My message this Sunday is simple. Putting political differences aside, despite the many challenges that we have, the Cayman Islands is still a good place to live and work when compared to many countries around the world.
We have built an island that is able to attract people from every corner of the globe - yet we still doubt our abilities. This month made 16 years since Hurricane Ivan visited Cayman and the world left us for dead.
Embarrassingly as this sound, Haiti, one of the poorest countries in the Western Hemisphere sent us food and clothes. Haiti did a lot more for us than many "others."
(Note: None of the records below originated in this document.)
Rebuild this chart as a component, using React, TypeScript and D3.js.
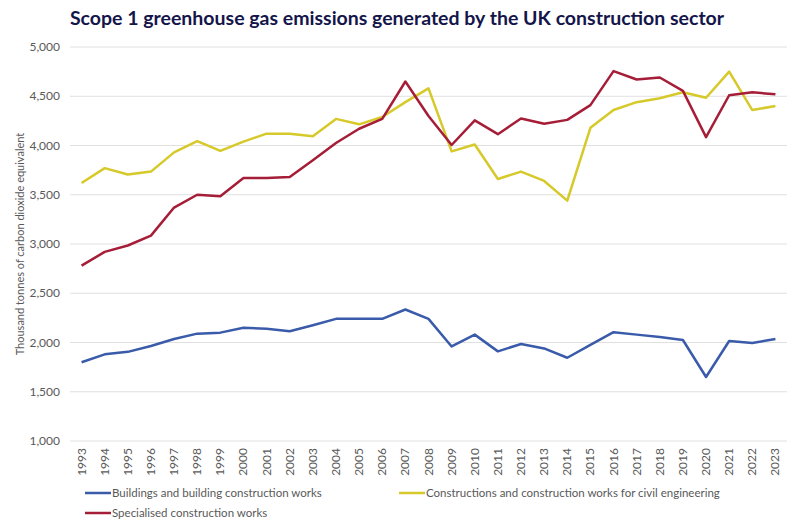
import React from "react";
import * as d3 from "d3";

const years = d3.range(1993, 2024).map(String);

const buildings = [
  1800, 1880, 1905, 1965, 2035, 2090, 2100, 2150, 2140, 2115, 2175, 2240, 2240, 2240, 2335, 2240,
  1960, 2080, 1910, 1985, 1940, 1845, 1975, 2105, 2080, 2055, 2025, 1650, 2015, 1995, 2035,
];
const civil = [
  3620, 3770, 3705, 3735, 3930, 4045, 3945, 4040, 4120, 4120, 4095, 4270, 4215, 4290, 4440, 4580,
  3940, 4010, 3660, 3735, 3640, 3440, 4180, 4360, 4440, 4480, 4540, 4485, 4750, 4360, 4400,
];
const specialised = [
  2780, 2920, 2985, 3085, 3370, 3500, 3485, 3670, 3670, 3680, 3850, 4025, 4170, 4270, 4650, 4300,
  4005, 4255, 4115, 4275, 4220, 4260, 4410, 4755, 4670, 4690, 4555, 4085, 4510, 4540, 4520,
];
const yTicks = [1000, 1500, 2000, 2500, 3000, 3500, 4000, 4500, 5000];

const series = [
  { name: "Buildings and building construction works", values: buildings, color: "#3a5ba9" },
  { name: "Constructions and construction works for civil engineering", values: civil, color: "#d6c92a" },
  { name: "Specialised construction works", values: specialised, color: "#a51d37" },
];

const W = 790;
const H = 519;
const m = { left: 70, right: 3, top: 47, bottom: 78 };

export default function App() {
  const x = d3.scalePoint().domain(years).range([m.left, W - m.right]).padding(0.5);
  const y = d3.scaleLinear().domain([1000, 5000]).range([H - m.bottom, m.top]);
  const line = d3
    .line<number>()
    .x((_, i) => x(years[i])!)
    .y((d) => y(d));
  const fmt = d3.format(",");
  const font = "Lato, 'Open Sans', sans-serif";

  // legend slots: two on first row, one below
  const legendPos = [
    { x: 85, y: 493 },
    { x: 399, y: 493 },
    { x: 85, y: 513 },
  ];

  return (
    <svg
      width={W}
      height={H}
      style={{ position: "absolute", left: 0, top: 0, background: "#fff" }}
      fontFamily={font}
    >
      <text x={W / 2 + 2} y={25} textAnchor="middle" fontSize={19.5} fontWeight={700} fill="#14154a">
        Scope 1 greenhouse gas emissions generated by the UK construction sector
      </text>

      {yTicks.map((t) => (
        <g key={t}>
          <line x1={m.left} x2={W - m.right} y1={y(t)} y2={y(t)} stroke="#e0e0e0" strokeWidth={1} />
          <text x={60} y={y(t)} dy="0.35em" textAnchor="end" fontSize={12} fill="#595959">
            {fmt(t)}
          </text>
        </g>
      ))}

      <text
        transform={`translate(24,${(m.top + H - m.bottom) / 2}) rotate(-90)`}
        textAnchor="middle"
        fontSize={11}
        fill="#595959"
      >
        Thousand tonnes of carbon dioxide equivalent
      </text>

      {years.map((yr) => (
        <text
          key={yr}
          transform={`translate(${x(yr)! + 4},${H - m.bottom + 7}) rotate(-90)`}
          textAnchor="end"
          fontSize={12}
          fill="#595959"
        >
          {yr}
        </text>
      ))}

      {series.map((s) => (
        <path key={s.name} d={line(s.values)!} fill="none" stroke={s.color} strokeWidth={2.5} strokeLinejoin="round" />
      ))}

      {series.map((s, i) => (
        <g key={s.name} transform={`translate(${legendPos[i].x},${legendPos[i].y})`}>
          <line x1={0} x2={26} y1={0} y2={0} stroke={s.color} strokeWidth={2.5} />
          <text x={27} y={0} dy="0.35em" fontSize={11.5} fill="#595959">
            {s.name}
          </text>
        </g>
      ))}
    </svg>
  );
}
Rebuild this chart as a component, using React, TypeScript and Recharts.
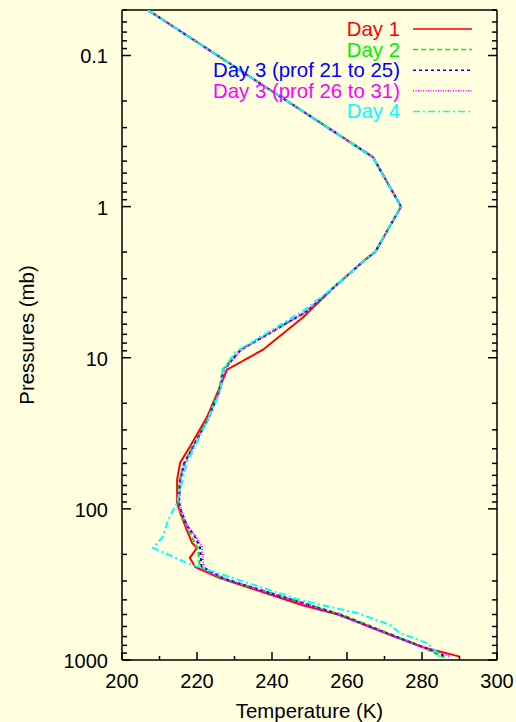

When other Overseas Territories were ravaged by Hurricanes a few years ago - who helped them?
I rest my case.
In closing, I want to remind you that we are all children of God and we were born to manifest His Glory. And as sure as the sun will rise tomorrow, I am sure without one iota of doubt that the best days of the Cayman Islands are still ahead. The things that are wrong with Cayman can still be fixed by the things that are right with Cayman and that starts with being truly investors in our people.
I still have faith in our people and more importantly - I still have my faith in God.
I always tell my friends that when they come to visit - the reason that we have no mountains in Cayman is that the faith of our fore-parents moved them for us.
We are where we are today because our fore-parents didn't take any clothes that were offered by naked people.